The Prime Minister spoke out in the Saudi capital Riyadh on the first leg of his tour of Gulf states amid mounting fears of a humanitarian catastrophe in the central African state.
The current conflict in the Congo has is roots in the genocide 14 years ago in neighbouring Rwanda where up to a million people were killed when Hutu extremists turned on their Tutsi neighbours.
"I am very concerned by the situation in the Congo," Mr Brown said. "Thousands have been displaced. We must not allow Congo to become another Rwanda."
But despite Mr Brown's strong words, Foreign Secretary David Miliband has played down the prospect of British troops being sent to the DRC to bolster the United Nations peacekeeping force.
Mr Miliband yesterday flew into the Congo with French foreign minister Bernard Kouchner in a joint attempt to help find a diplomatic solution to renewed conflict between rebel and government forces.
Earlier, however, Foreign Office Minister Lord Malloch-Brown had disclosed that contingency plans were be drawn up for the deployment of a European Union force - including UK troops - to support the UN.
However, with UK forces already stretched fighting on two fronts in Afghanistan and Iraq, Mr Miliband was quick to pour cold water on the suggestion that British troops could soon be caught up in a new overseas entanglement.
"We are not at the moment looking at sending British troops to join the UN force," he told reporters during a visit to a refugee camp in eastern DRC.
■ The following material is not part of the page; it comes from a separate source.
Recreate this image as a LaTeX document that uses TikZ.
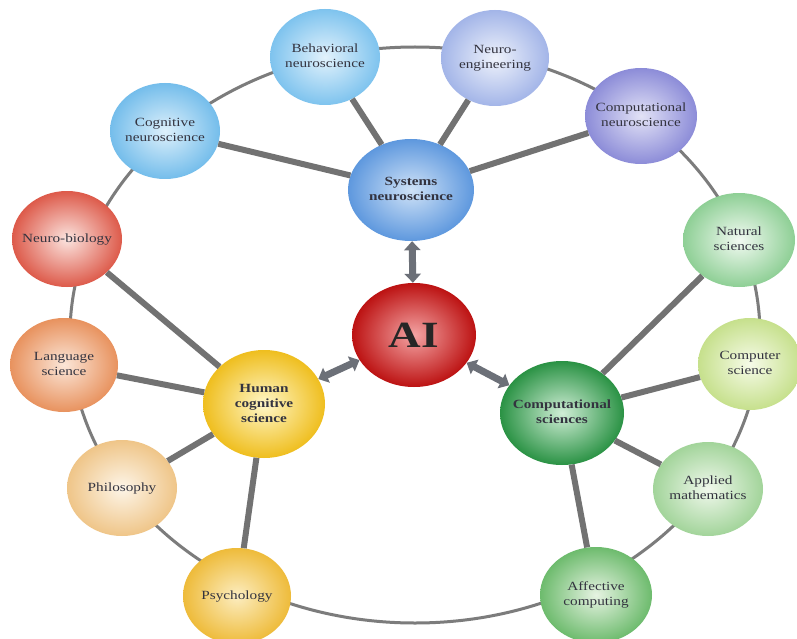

"Seventeen thousand are in the country at the moment. What we do need to do is make sure that those troops are properly deployed in the regions that are under the greatest stress so that the humanitarian aid can get in."
Nevertheless the fact the ministers are willing to discuss the possibility that British troops could be sent to the region will be seen as an indication of just how serious the situation has become.
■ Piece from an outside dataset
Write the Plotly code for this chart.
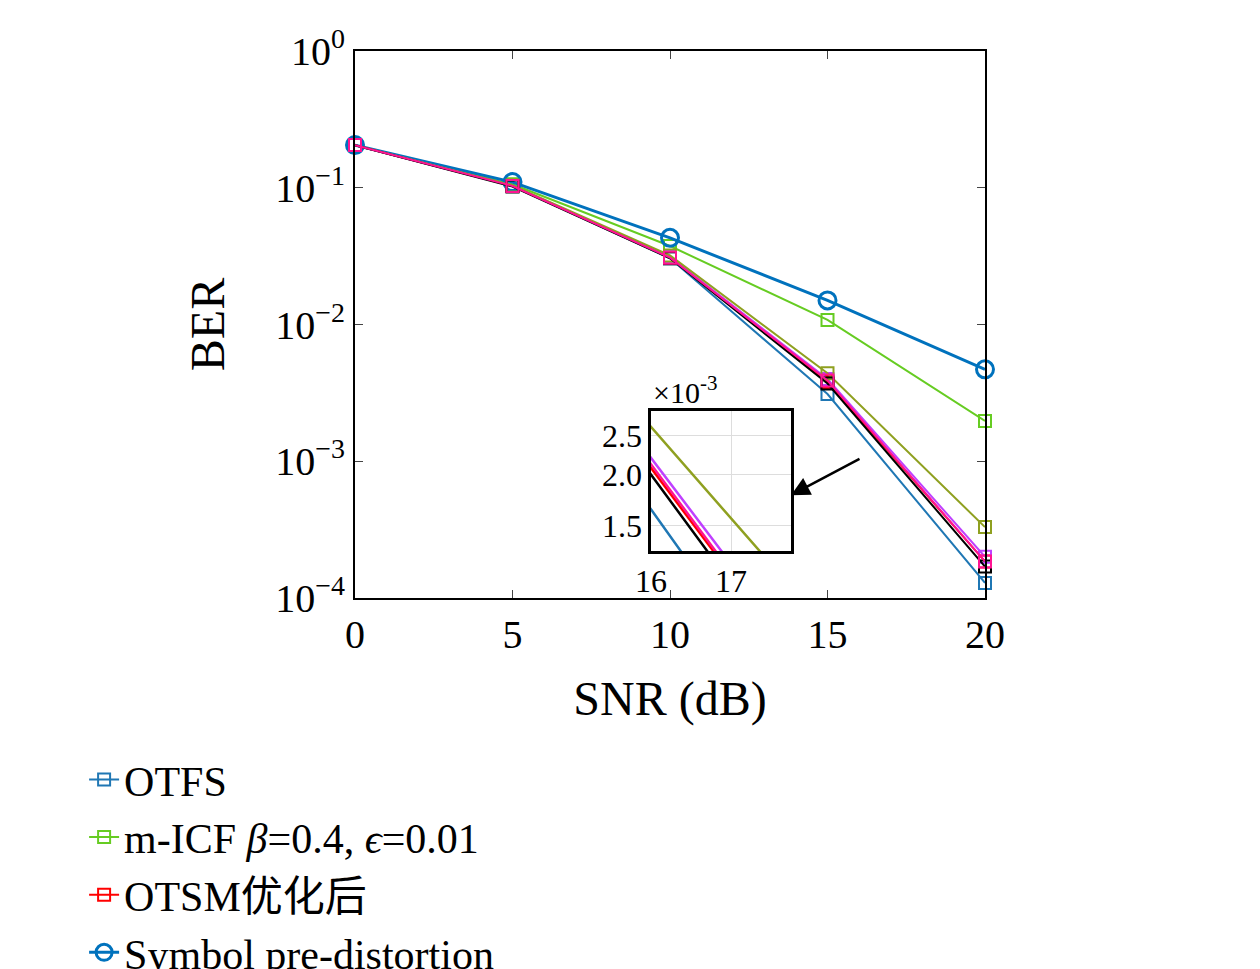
import plotly.graph_objects as go

snr = [0, 5, 10, 15, 20]
names = ["OTFS", "m-ICF <i>β</i>=0.4, <i>ϵ</i>=0.01", "OTSM优化后", "Symbol pre-distortion",
         "DCT-based OTFS优化后", "本文", "OTFS优化后", "SLM"]
colors = ["#1f77b4", "#66cc22", "#ff0000", "#0072bd", "#bf40ff", "#8fa020", "#000000", "#ff1493"]
ber = [
    [0.205, 0.103, 0.0305, 0.0031, 1.29e-4],
    [0.205, 0.106, 0.0375, 0.0108, 0.00197],
    [0.205, 0.103, 0.0310, 0.0038, 1.85e-4],
    [0.205, 0.110, 0.0430, 0.0150, 0.0047],
    [0.205, 0.103, 0.0312, 0.0040, 2.0e-4],
    [0.205, 0.104, 0.0320, 0.0044, 3.3e-4],
    [0.205, 0.102, 0.0305, 0.0037, 1.7e-4],
    [0.205, 0.103, 0.0308, 0.0039, 1.85e-4],
]
ytick_vals = [1, 0.1, 0.01, 0.001, 0.0001]
ytick_text = ["10<sup>0</sup>", "10<sup>−1</sup>", "10<sup>−2</sup>", "10<sup>−3</sup>", "10<sup>−4</sup>"]
inset_vals = [1.5e-3, 2.0e-3, 2.5e-3]
inset_text = ["1.5", "2.0", "2.5"]

F = "Liberation Serif, Noto Sans CJK SC"
fig = go.Figure()
for i, n in enumerate(names):
    circ = n.startswith("Symbol")
    fig.add_trace(go.Scatter(
        x=snr, y=ber[i], name=n, mode="lines+markers", cliponaxis=False,
        line=dict(color=colors[i], width=3 if circ else 2),
        marker=dict(symbol="circle-open" if circ else "square-open",
                    size=17 if circ else 12, color=colors[i],
                    line=dict(width=3 if circ else 2, color=colors[i]))))
for i, n in enumerate(names):
    fig.add_trace(go.Scatter(
        x=snr, y=ber[i], mode="lines", showlegend=False, xaxis="x2", yaxis="y2",
        line=dict(color=colors[i], width=2.5)))

fig.update_layout(
    width=1260, height=969, paper_bgcolor="white", plot_bgcolor="white",
    margin=dict(l=347, r=283, t=43, b=379, autoexpand=False),
    font=dict(family=F, size=40, color="black"),
    xaxis=dict(range=[0, 20], tickvals=snr, ticks="inside", ticklen=8, mirror="ticks",
               showline=True, linecolor="black", linewidth=2, showgrid=False, zeroline=False,
               title=dict(text="SNR (dB)", standoff=25)),
    yaxis=dict(type="log", range=[-4, 0], tickvals=ytick_vals, ticktext=ytick_text,
               ticks="inside", ticklen=8, mirror="ticks", showline=True, linecolor="black",
               linewidth=2, showgrid=False, zeroline=False,
               title=dict(text="BER", standoff=35)),
    xaxis2=dict(domain=[0.470, 0.692], anchor="y2", range=[16, 17.75], tickvals=[16, 17],
                showline=True, mirror=True, linecolor="black", linewidth=2.5,
                showgrid=True, gridcolor="#dddddd", zeroline=False, ticks="",
                tickfont=dict(size=32)),
    yaxis2=dict(domain=[0.086, 0.342], anchor="x2", type="log", range=[0.113 - 3, 0.458 - 3],
                tickvals=inset_vals, ticktext=inset_text, showline=True, mirror=True,
                linecolor="black", linewidth=2.5, showgrid=True, gridcolor="#dddddd",
                zeroline=False, ticks="", tickfont=dict(size=32)),
    legend=dict(orientation="h", x=-0.43, y=-0.27, xanchor="left", yanchor="top",
                entrywidth=520, entrywidthmode="pixels", font=dict(size=42),
                bgcolor="rgba(0,0,0,0)", tracegroupgap=0),
    showlegend=True,
)
fig.add_shape(type="rect", xref="x", yref="y", x0=16.06, x1=17.37,
              y0=-3.232, y1=-2.486, line=dict(color="black", width=2.5))
fig.add_annotation(xref="paper", yref="paper", x=0.692, y=0.188, ax=853 - 347 - 0.692 * 630,
                   ay=-37, text="", showarrow=True, arrowhead=2, arrowsize=1.5,
                   arrowwidth=2.5, arrowcolor="black")
fig.add_annotation(xref="paper", yref="paper", x=0.47, y=0.342, yanchor="bottom", xanchor="left",
                   text="×10<sup>-3</sup>", showarrow=False, font=dict(size=30))
fig.write_html("out.html")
Some 250,000 people are thought have fled their homes in recent weeks since the breakdown of a UN-brokered ceasefire in the region.
The rebel leader General Laurent Nkunda has said that he returned to arms in order to protect his Tutsi community from Rwandan Hutus who fled to DRC after carrying out the genocide of 1994.
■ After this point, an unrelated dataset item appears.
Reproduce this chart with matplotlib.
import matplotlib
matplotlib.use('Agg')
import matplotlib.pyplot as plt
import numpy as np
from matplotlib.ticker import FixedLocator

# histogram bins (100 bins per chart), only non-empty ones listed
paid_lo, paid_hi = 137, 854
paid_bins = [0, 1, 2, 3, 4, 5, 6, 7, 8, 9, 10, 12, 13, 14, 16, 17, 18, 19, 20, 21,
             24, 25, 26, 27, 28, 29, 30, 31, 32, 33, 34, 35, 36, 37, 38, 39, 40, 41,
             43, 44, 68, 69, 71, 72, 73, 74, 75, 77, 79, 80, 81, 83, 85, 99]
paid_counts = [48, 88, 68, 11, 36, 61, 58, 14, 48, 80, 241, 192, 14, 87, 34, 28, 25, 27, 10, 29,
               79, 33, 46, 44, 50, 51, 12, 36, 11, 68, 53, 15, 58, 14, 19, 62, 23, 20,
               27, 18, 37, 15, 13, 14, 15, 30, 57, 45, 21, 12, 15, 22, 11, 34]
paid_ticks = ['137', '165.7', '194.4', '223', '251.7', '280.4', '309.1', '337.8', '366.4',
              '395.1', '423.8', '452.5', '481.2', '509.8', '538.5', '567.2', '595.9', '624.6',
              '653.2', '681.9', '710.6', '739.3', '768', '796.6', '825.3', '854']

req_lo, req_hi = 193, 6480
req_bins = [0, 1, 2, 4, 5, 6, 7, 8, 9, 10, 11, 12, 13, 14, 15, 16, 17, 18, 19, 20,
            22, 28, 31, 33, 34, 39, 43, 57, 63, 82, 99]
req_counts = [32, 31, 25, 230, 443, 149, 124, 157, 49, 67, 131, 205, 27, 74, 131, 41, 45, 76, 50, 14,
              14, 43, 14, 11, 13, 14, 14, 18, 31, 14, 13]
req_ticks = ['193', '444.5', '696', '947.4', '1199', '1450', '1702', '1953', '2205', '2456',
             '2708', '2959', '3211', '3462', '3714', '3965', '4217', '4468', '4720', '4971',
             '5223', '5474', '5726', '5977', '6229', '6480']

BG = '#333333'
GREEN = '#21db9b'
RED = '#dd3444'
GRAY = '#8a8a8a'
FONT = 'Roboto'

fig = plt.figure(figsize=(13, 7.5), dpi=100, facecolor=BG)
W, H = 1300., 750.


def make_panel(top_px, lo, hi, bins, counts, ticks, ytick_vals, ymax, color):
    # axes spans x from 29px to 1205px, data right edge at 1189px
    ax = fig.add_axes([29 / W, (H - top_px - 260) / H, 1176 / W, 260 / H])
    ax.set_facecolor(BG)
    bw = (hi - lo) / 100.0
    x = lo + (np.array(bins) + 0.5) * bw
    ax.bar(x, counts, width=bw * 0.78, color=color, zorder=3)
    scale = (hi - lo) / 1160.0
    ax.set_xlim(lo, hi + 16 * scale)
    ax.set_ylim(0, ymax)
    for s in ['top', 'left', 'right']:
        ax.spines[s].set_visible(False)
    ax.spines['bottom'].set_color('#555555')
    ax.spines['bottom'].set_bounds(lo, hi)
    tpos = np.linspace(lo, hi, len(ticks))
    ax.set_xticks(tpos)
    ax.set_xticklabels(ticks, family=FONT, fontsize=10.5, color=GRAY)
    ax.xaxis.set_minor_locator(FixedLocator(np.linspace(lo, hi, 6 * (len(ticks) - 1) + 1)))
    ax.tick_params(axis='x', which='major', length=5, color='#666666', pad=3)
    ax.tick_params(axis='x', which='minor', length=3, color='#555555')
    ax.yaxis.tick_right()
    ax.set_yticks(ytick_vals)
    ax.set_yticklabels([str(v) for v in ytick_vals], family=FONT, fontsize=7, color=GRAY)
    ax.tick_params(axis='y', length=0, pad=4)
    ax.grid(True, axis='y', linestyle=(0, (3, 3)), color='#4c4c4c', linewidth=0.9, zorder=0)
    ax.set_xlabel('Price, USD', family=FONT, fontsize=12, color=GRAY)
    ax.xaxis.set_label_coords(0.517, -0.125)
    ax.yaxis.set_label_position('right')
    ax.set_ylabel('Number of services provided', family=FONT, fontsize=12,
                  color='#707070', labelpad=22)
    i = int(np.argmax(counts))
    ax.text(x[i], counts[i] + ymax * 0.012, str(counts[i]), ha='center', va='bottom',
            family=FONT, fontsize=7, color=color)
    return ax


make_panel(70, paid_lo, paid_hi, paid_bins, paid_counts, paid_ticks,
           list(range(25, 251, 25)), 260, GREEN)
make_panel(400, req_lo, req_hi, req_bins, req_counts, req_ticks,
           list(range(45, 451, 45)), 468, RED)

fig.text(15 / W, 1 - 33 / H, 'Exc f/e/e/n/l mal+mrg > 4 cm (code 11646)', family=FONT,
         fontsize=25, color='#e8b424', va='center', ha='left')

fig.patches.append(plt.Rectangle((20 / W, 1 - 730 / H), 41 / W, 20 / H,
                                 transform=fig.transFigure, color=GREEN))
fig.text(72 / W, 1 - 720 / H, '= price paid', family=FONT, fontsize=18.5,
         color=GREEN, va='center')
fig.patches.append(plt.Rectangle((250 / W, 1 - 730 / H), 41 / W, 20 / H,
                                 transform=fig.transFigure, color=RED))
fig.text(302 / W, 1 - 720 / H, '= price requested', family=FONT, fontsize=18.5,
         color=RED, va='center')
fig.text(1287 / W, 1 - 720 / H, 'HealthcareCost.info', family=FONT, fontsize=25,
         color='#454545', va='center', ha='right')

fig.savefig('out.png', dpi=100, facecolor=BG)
However his own forces - which are now poised on the outskirts of the regional capital Goma, after DRC government troops fled in the face of their advance - have also acquired a reputation for murder, rape and looting.
Mr Miliband and Mr Kouchner - yesterday met the Congolese president Joseph Kabila for talks in the capital Kinshasa - before flying on to Rwanda for further discussions with the country's president, Paul Kagame.
The Rwandans have been accused of supporting Gen Nkunda - a claim they deny - while the rebels in turn accuse the Congolese government of backing the Hutu militias.
Mr Miliband and Mr Kouchner were hoping that they could persuade the two presidents - who have now agreed to meet - to use their influence to bring the fighting to an end.
"We know that while humanitarian aid depends on security, security depends on a proper political process. That's what we were discussing," Mr Miliband said.
Shadow international development secretary Andrew Mitchell said that the Conservatives would support the deployment of the EU battlegroup to the Congo to bolster the UN peacekeeping force.
However he said that countries other than Britain should take the lead.
"There are a large number of other European countries with military forces which could help who are nothing like as overstretched as Britain is," he told BBC1's The Andrew Marr Show.